Data Science & Prototyping Workflow¶

A key feature of the Airnub Prefect Starter template is its integrated structure that supports both data science exploration/prototyping and the operationalization of that work into robust Prefect data pipelines. This document outlines the intended workflow.

The Dual Structure¶

The template provides distinct areas for these two phases:

Data Science & Prototyping (airnub_prefect_starter/data_science/ & notebooks/):
- airnub_prefect_starter/data_science/: This Python sub-package contains scripts inspired by common data science project structures (e.g., Cookiecutter Data Science).
  - config_ds.py: Defines file system paths for various data stages (raw, processed, interim, models, etc.), typically within the project's root data/ directory.
  - dataset_processing.py: Placeholder for scripts that perform initial data cleaning, transformation, and preparation (e.g., creating primary datasets from raw data).
  - feature_engineering.py: Placeholder for scripts that generate features for machine learning models.
  - modeling/: Contains scripts for model training (train.py) and prediction/inference (predict.py).
  - visualization_scripts.py (or plots.py): Placeholder for scripts that generate plots and visualizations.
- notebooks/: The top-level directory for Jupyter notebooks.
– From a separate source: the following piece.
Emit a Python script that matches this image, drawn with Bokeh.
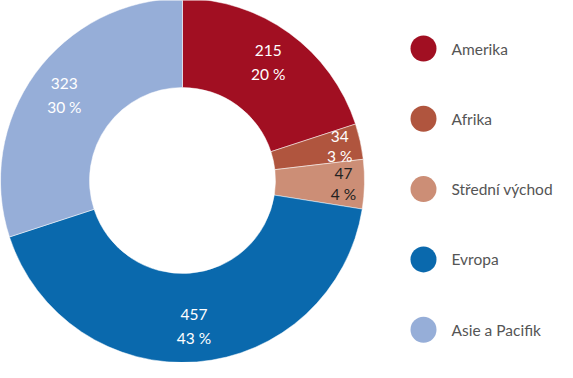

This is ideal for iterative exploration, ad-hoc analysis, and experimenting with different approaches before formalizing them into scripts.
Prefect Operationalization (flows/ & airnub_prefect_starter/core/):
- airnub_prefect_starter/core/: This Python sub-package is where you place reusable, Prefect-agnostic core logic functions that encapsulate the business rules and data transformations derived from your data science work.
- flows/: This top-level directory contains all your Prefect flow definitions and their department/category-specific task wrappers. These task wrappers are typically thin calls to the functions in airnub_prefect_starter/core/.

The Intended Workflow: From Research to Production¶

Exploration & Prototyping (Data Science Phase):
- Use Jupyter notebooks in the notebooks/ directory for initial data exploration, visualization, and trying out different algorithms or processing steps.
- Formalize repeatable data processing, feature engineering, or model training steps into Python scripts within airnub_prefect_starter/data_science/ (e.g., dataset_processing.py, feature_engineering.py, modeling/train.py).
- These scripts utilize airnub_prefect_starter/data_science/config_ds.py to manage paths to raw, interim, processed data, and models, typically stored within the project's data/ and models/ directories.
- Run these scripts standalone (e.g., python -m airnub_prefect_starter.data_science.train_model) for development and iteration.
Refactoring for Operationalization (Core Logic):
- Once a piece of data processing logic, feature engineering step, or model inference routine is stable and well-understood from the prototyping phase, refactor its core functionality into reusable Python functions.
- Place these functions in appropriate modules within airnub_prefect_starter/core/ (e.g., data cleaning functions in core/data_cleaning.py, model inference logic in core/model_inference.py).
- These core functions should be well-tested and independent of Prefect decorators.
Creating Prefect Tasks (Wrappers):
- Use the scripts/generators/add_task.py script to create new department/category-specific Prefect task wrappers within the relevant flows/dept_.../.../tasks/ directory.
- These task wrappers will import and call the core logic functions you created in airnub_prefect_starter/core/.
- The task wrapper handles Prefect-specific concerns like logging (get_run_logger()), retries, and parameterization from flow configurations.
Building Prefect Flows (Orchestration):
- Use scripts/generators/add_category.py and scripts/generators/add_department.py to scaffold your Prefect flows.
- Implement your category and parent stage flows in the flows/ directory to orchestrate these tasks.
- Configure your flows using YAML files in configs/variables/ (which become Prefect Variables) and Prefect Blocks for secrets/infrastructure.
Deployment & Scheduling:
- Define deployments for your parent stage flows in prefect.local.yaml (for local execution) or other deployment manifests.
- Run and schedule your flows using the Prefect UI or CLI.

Benefits of this Approach¶

Separation of Concerns: Keeps exploratory/prototyping code distinct from production workflow code.
Rapid Prototyping: Data scientists can work quickly in notebooks and standalone scripts without needing to immediately understand all of Prefect's intricacies.
Robust Operationalization: Mature logic is refactored into testable core functions and then reliably orchestrated by Prefect.
Clear Path to Production: Provides a structured way to move from an idea prototyped in a data science environment to a scheduled, monitored Prefect data pipeline.

This integrated workflow leverages the strengths of both traditional data science project structures and modern workflow orchestration with Prefect.